Echos of Insight

Exploring personal growth through reflections of shared experiences.

In what ways does hard work make you feel fulfilled?

There’s a particular kind of satisfaction that comes from hard work, the kind you don’t notice while it’s happening. It shows up first in the choices you make before anything breaks: keeping a household humming before chaos sets in, anticipating what will be needed weeks before anyone asks, tending to the details no one sees so the bigger picture holds together. And it shows up again later, in quieter ways: when you look back and realize the stairs don’t leave you winded anymore, or when a residual check shows up and covers the studio you built to record in, or pays for the house where your days are spent building the kind of fantasy world where a bard with a guitar can change everything. None of it feels monumental in the moment, but those small, consistent efforts start to build momentum underneath you, and you learn to trust its direction.

Maybe that’s why it satisfies me on a level I can’t fully explain. I grew up watching my parents’ hard work hold a family together — my mom building gardens from bare ground, filling our pantry with food she grew and preserved herself, cooking meals people still talk about decades later; my dad building and running a business with his own two hands for more than half my life; and both of them pouring time and energy into a home that could weather anything.

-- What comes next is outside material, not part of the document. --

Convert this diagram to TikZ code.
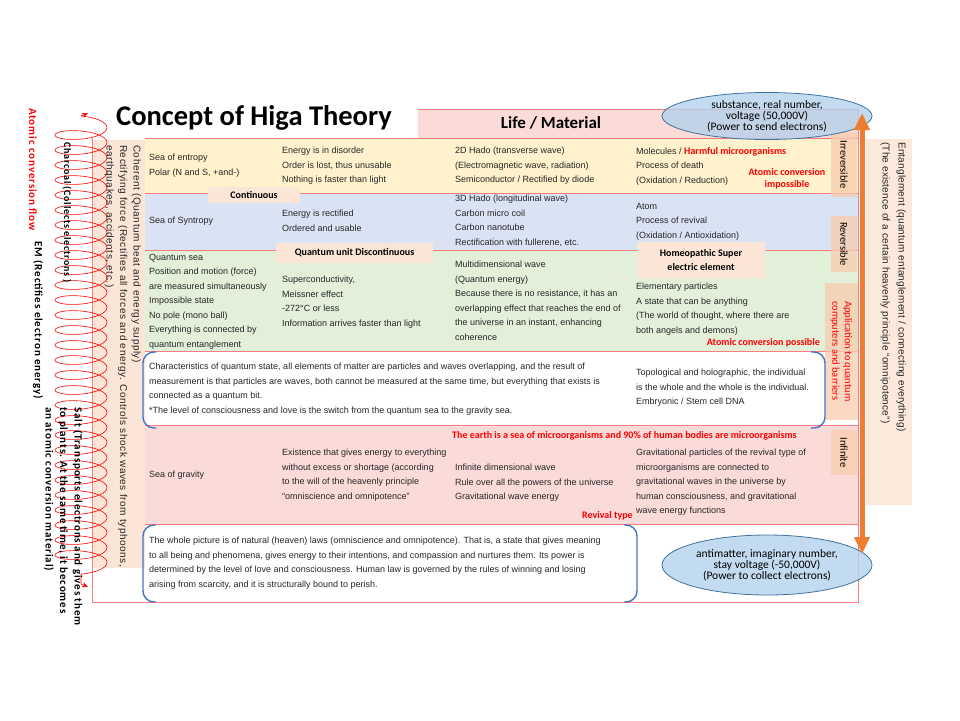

That rhythm rooted itself in me, and now it’s where I feel most like myself.

Hard work fulfills me because it reconnects me to my agency. It reminds me that I can choose to invest, to show up, to pour myself into something and shape it over time. And maybe that’s why I get frustrated when I clock the cost of skipping it — when shortcuts lead back to the same starting line, when comfort wins out over curiosity, or when the fear of failing quietly shapes every decision. Because the truth is, we don’t get to skip the hard parts. We just choose which version of “hard” we’re going to live with. Do it now, and it builds something that lasts. Put it off, and it waits for you down the road — heavier, harder, and far less forgiving. And the longer we postpone that work, the more we confuse feeling better with getting better, until one day it dawns on us that while we were chasing the next quick fix, the life we were supposed to build together kept moving on without us.